EPA relabels Superfund site as wildlife refuge
According to a Denver Post report, the Environmental Protection Agency will recommend taking the Rocky Mountain Arsenal off the Superfund National Priority List and calling it a wildlife refuge. The controversial arsenal located outside Denver has been a subject of protest by environmental and peace groups for many years. In 1942 the Army created a chemical weapons complex. In subsequent decades the site was used to make a wide range of military products. Toxins on the site have included mustard gas, napalm, pesticides, herbicides, sarin gas, rocket fuel and radioactive waste. One area of the site was called, “the most contaminated square mile in the nation.”
After $2.2 billion in cleanup costs, the Defense Department crows success, but environmentalists remain critical.
Interior Department assistant secretary, Craig Manson, touted the refuge’s kids programs as “our best chance to let them connect with nature.”

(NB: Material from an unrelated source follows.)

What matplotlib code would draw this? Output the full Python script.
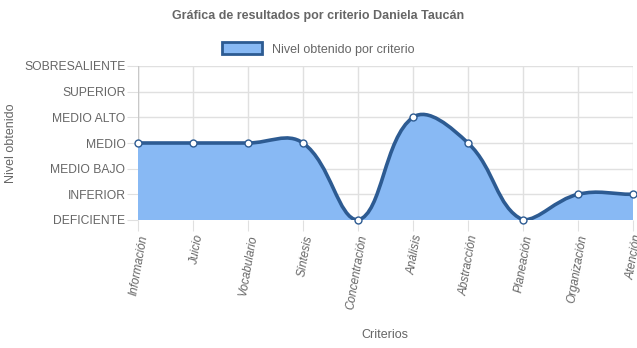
import numpy as np
import matplotlib
matplotlib.use("Agg")
import matplotlib.pyplot as plt
from matplotlib.path import Path
from matplotlib.patches import PathPatch, Patch

plt.rcParams['font.family'] = ['Liberation Sans', 'DejaVu Sans']

# datos
criterios = ['Información', 'Juicio', 'Vocabulario', 'Síntesis', 'Concentración',
             'Análisis', 'Abstracción', 'Planeación', 'Organización', 'Atención']
niveles = ['DEFICIENTE', 'INFERIOR', 'MEDIO BAJO', 'MEDIO', 'MEDIO ALTO',
           'SUPERIOR', 'SOBRESALIENTE']
valores = [3, 3, 3, 3, 0, 4, 3, 0, 1, 1]

gris = '#666666'
linea = '#2d5b92'
relleno = '#88b9f4'

fig = plt.figure(figsize=(6.37, 3.48), dpi=100)
ax = fig.add_axes([138 / 637, 1 - 220 / 348, 495 / 637, 154 / 348])
ax.set_xlim(0, len(criterios) - 1)
ax.set_ylim(0, len(niveles) - 1)

# curva tipo chart.js (tension 0.4) calculada en pixeles
x = np.arange(len(valores), dtype=float)
y = np.array(valores, dtype=float)
sx, sy = 55.0, 154 / 6
px, py = x * sx, y * sy
t = 0.4
cps = []
for i in range(len(px)):
    p0 = (px[max(i - 1, 0)], py[max(i - 1, 0)])
    p1 = (px[i], py[i])
    p2 = (px[min(i + 1, len(px) - 1)], py[min(i + 1, len(px) - 1)])
    d01 = np.hypot(p1[0] - p0[0], p1[1] - p0[1])
    d12 = np.hypot(p2[0] - p1[0], p2[1] - p1[1])
    s01 = d01 / (d01 + d12) if d01 + d12 else 0
    s12 = d12 / (d01 + d12) if d01 + d12 else 0
    fa, fb = t * s01, t * s12
    prev = (p1[0] - fa * (p2[0] - p0[0]), p1[1] - fa * (p2[1] - p0[1]))
    nxt = (p1[0] + fb * (p2[0] - p0[0]), p1[1] + fb * (p2[1] - p0[1]))
    cps.append((prev, nxt))

def clip(p):
    return (p[0] / sx, min(max(p[1] / sy, 0), 6))

verts = [(x[0], y[0])]
codes = [Path.MOVETO]
for i in range(len(x) - 1):
    verts += [clip(cps[i][1]), clip(cps[i + 1][0]), (x[i + 1], y[i + 1])]
    codes += [Path.CURVE4] * 3

area = Path(verts + [(x[-1], 0), (x[0], 0), (x[0], y[0])],
            codes + [Path.LINETO, Path.LINETO, Path.LINETO])
ax.add_patch(PathPatch(area, facecolor=relleno, edgecolor='none', zorder=2))
ax.add_patch(PathPatch(Path(verts, codes), facecolor='none', edgecolor=linea,
                       lw=2.6, zorder=3))
ax.plot(x, y, 'o', ms=5, mfc='white', mec=linea, mew=1, zorder=4, clip_on=False)

ax.set_yticks(range(len(niveles)))
ax.set_yticklabels(niveles)
ax.set_xticks(x)
ax.set_xticklabels(criterios, rotation=80, ha='right', rotation_mode='anchor',
                   style='italic')
ax.tick_params(colors='#e0e0e0', labelcolor=gris, length=8, labelsize=8.7, pad=1)
ax.tick_params(axis='x', labelsize=8.5, pad=2)
ax.grid(True, color='#e0e0e0', lw=1)
ax.set_axisbelow(True)
for s in ax.spines.values():
    s.set_visible(False)
ax.axvline(0, color='#c8c8c8', lw=1, zorder=1)
ax.axhline(0, color='#c8c8c8', lw=1, zorder=1)

fig.text(11 / 637, 1 - 143 / 348, 'Nivel obtenido', rotation=90, ha='center',
         va='center', color=gris, fontsize=9)
fig.text(385 / 637, 1 - 335 / 348, 'Criterios', ha='center', va='center',
         color=gris, fontsize=9)
fig.text(0.5, 1 - 16 / 348, 'Gráfica de resultados por criterio Daniela Taucán',
         ha='center', va='center', fontsize=9, fontweight='bold', color=gris)

leg = fig.legend(handles=[Patch(facecolor=relleno, edgecolor=linea, lw=2,
                                label='Nivel obtenido por criterio')],
                 loc='center', bbox_to_anchor=(0.5, 1 - 49 / 348), frameon=False,
                 fontsize=9, handlelength=3.2, handleheight=1.1)
for tx in leg.get_texts():
    tx.set_color(gris)

fig.savefig('out.png', dpi=100)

After an anticipated 2011 completion of a soil replacement scheme, the refuge management plan calls for reintroduction of pronghorn antelope. Dean Rundle, who heads the refuge project for the US Fish and Wildlife Service hopes to see grouse and bison return. Tipping his hand as a trophy oriented game manager, Rundle, awed by the site of some large deer said, “It takes two things to grow those kind of antlers: age and groceries.”
Features of the refuge are recycled weapons plant elements, including waste lagoons now used for fishing and waterfowl habitat. Glamorizing the relabeled site, Rundle extolled, “Leaving these man-made wetlands and woods will show how man can increase species diversity.”